What Jesus is telling us, quite simply, is that in our lives as Christians we will reap what we sow.  If we sow to the flesh, we will reap the corrupt and perishable things of the flesh.  We can only secure for ourselves eternal things if we walk in the Spirit, live in the Spirit, and sow in the Spirit.  This Law of the Harvest, this sowing and reaping has meaning, impact and consequences, both now during our lives in this world and in the future when we give an account in the Day of Judgment.

 

Many Christian people refuse to turn loose of the past.  They have their attics, their barns, and the storage sheds of their lives full of old and bitter memories, grudges and excuses.  What does this do to their lives?  It effectively destroys them as useful vessels for God to work through.  Oh, they have their moments perhaps, but their lives are characterized for anger, resentment, discouragement and depression as they wallow in the hopelessness of the dead past.  Their marriages, their families, and their churches are negatively influenced by them.  By twisting the facts, they think they are winning something.  They think they are clever, no one to be messed with, and they think they are hurting someone.  Well, indeed they are hurting someone.  In fact they are hurting many people, but the one they are hurting the most is themselves.

 

My sister, who was a missionary in West Africa for forty years, told me how exotic animal poachers used to catch little monkeys.  They would bore a hole in a hollow log and put peanuts inside.

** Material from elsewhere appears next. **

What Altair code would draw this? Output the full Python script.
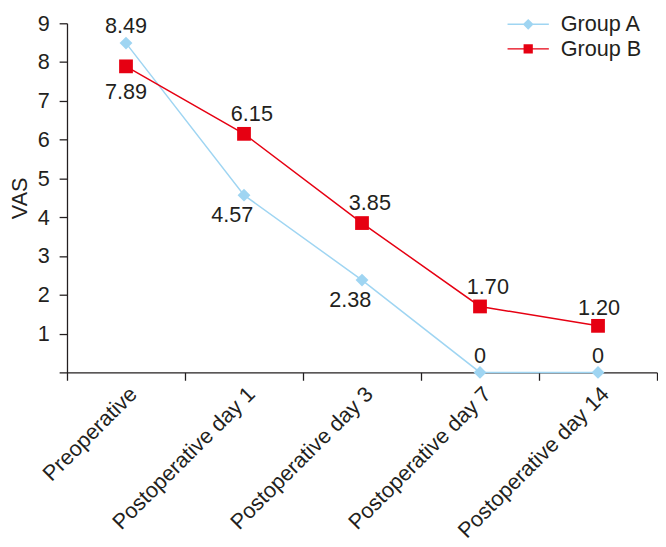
import altair as alt
import pandas as pd

categories = ["Preoperative", "Postoperative day 1", "Postoperative day 3",
              "Postoperative day 7", "Postoperative day 14"]
series = ["Group A", "Group B"]
group_a = [8.49, 4.57, 2.38, 0, 0]
group_b = [7.89, 6.15, 3.85, 1.70, 1.20]
labels_a = ["8.49", "4.57", "2.38", "0", "0"]
labels_b = ["7.89", "6.15", "3.85", "1.70", "1.20"]
place_a = ["above", "below-left", "below-left", "above", "above"]
place_b = ["below", "above-right", "above-right", "above-right", "above"]
y_ticks = list(range(10))

colors = ["#9fd5f2", "#e60012"]
ink = "#231f20"
FONT = "Liberation Sans"
FS = 22

# label offsets per (series, placement)
offsets = {
    ("Group A", "above"): (0, -17),
    ("Group A", "below-left"): (-12, 20),
    ("Group B", "below"): (0, 26),
    ("Group B", "above-right"): (8, -20),
    ("Group B", "above"): (1, -18),
}

rows = []
for s, vals, labs, places in [("Group A", group_a, labels_a, place_a),
                              ("Group B", group_b, labels_b, place_b)]:
    for c, v, l, p in zip(categories, vals, labs, places):
        rows.append({"cat": c, "series": s, "vas": v, "label": l, "place": p})
df = pd.DataFrame(rows)

X = alt.X("cat:N", sort=categories, bandPosition=0.5,
          scale=alt.Scale(type="band", domain=categories, paddingInner=0, paddingOuter=0),
          axis=alt.Axis(title=None, labelAngle=315, labelAlign="right", tickBand="extent",
                        tickSize=8, labelPadding=3, labelLimit=400))
Y = alt.Y("vas:Q", scale=alt.Scale(domain=[0, 9], nice=False, zero=True),
          axis=alt.Axis(title="VAS", values=y_ticks, grid=False, tickSize=8, labelPadding=10,
                        titlePadding=6,
                        labelExpr="datum.value == 0 ? '' : datum.label"))

base = alt.Chart(df)
layers = []
for s, col in zip(series, colors):
    sub = base.transform_filter(alt.datum.series == s)
    layers.append(sub.mark_line(color=col, strokeWidth=1.5).encode(x=X, y=Y))
for s, col, shp, sz in [("Group A", colors[0], "diamond", 170), ("Group B", colors[1], "square", 196)]:
    sub = base.transform_filter(alt.datum.series == s)
    layers.append(sub.mark_point(shape=shp, filled=True, size=sz, color=col, opacity=1,
                                 strokeWidth=0).encode(x=X, y=Y))
for (s, p), (dx, dy) in offsets.items():
    sub = base.transform_filter((alt.datum.series == s) & (alt.datum.place == p))
    layers.append(sub.mark_text(dx=dx, dy=dy, fontSize=FS, font=FONT, color=ink,
                                baseline="middle", align="center").encode(x=X, y=Y, text="label:N"))

path_a = ("M-4.2,-0.15L4.2,-0.15L4.2,0.15L-4.2,0.15Z"
          "M-1.1,0L0,-1.1L1.1,0L0,1.1Z")
path_b = ("M-4.2,-0.15L4.2,-0.15L4.2,0.15L-4.2,0.15Z"
          "M-0.94,-0.94L0.94,-0.94L0.94,0.94L-0.94,0.94Z")
leg = alt.Legend(title=None, orient="none", legendX=442, legendY=-10)
legend_layer = base.transform_filter("false").mark_point(
    filled=True, size=100, opacity=1, strokeWidth=0).encode(
    x=X, y=Y,
    color=alt.Color("series:N", scale=alt.Scale(domain=series, range=colors), legend=leg),
    shape=alt.Shape("series:N", scale=alt.Scale(domain=series, range=[path_a, path_b]), legend=leg),
)
layers.append(legend_layer)

chart = alt.layer(*layers).properties(
    width=600, height=355,
    padding={"top": 0, "left": 0, "right": 0, "bottom": 0},
).configure_view(stroke=None).configure_axis(
    labelFont=FONT, titleFont=FONT, labelFontSize=FS, titleFontSize=FS,
    labelColor=ink, titleColor=ink, titleFontWeight="normal",
    domainColor=ink, tickColor=ink, domainWidth=1.3, tickWidth=1.3,
).configure_legend(
    labelFont=FONT, labelFontSize=FS, labelColor=ink, padding=0,
    symbolSize=100, symbolOffset=16, labelOffset=22, rowPadding=3, symbolStrokeWidth=0,
)

chart.save("out.html", embed_options={"renderer": "svg", "actions": False})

The monkey would reach in his hand and grab the peanuts.  Then his fist was bigger than the hole so he could not get it out.  When the poacher came back, there was the little monkey, trapped and taken by the poacher because he refused to turn loose of the thing that was holding it captive.  People who refuse to forgive and forget are like that.  They will never get free until they give up and turn loose.  Sadly, their families, their churches, and friends are victimized by their carnal behavior and example.

 

The Loss Now and Then

But if there is a great loss now (and there is) it pales in comparison to the loss that will be suffered when they are called up to the Throne, the books are opened, no imagined scenarios, lies, twisting of facts, and emotional outbursts are permitted, and the whole church of all ages is made aware of what they have done with their lives and done to others.

 

That is the sense in which God does not forgive us our trespasses.  “All right,” God says, “if you want to refuse to forgive and forget and hang onto the past where others are concerned, then I will refuse to forgive and forget and I will hang onto the past where you are concerned and bring it up against you.”  The Cross can take away the negative effects of our misdeeds and God is gracious.  But in Sanctification, He simply will not take away those effects if we are stubborn and hard-headed and refuse to forgive and forget.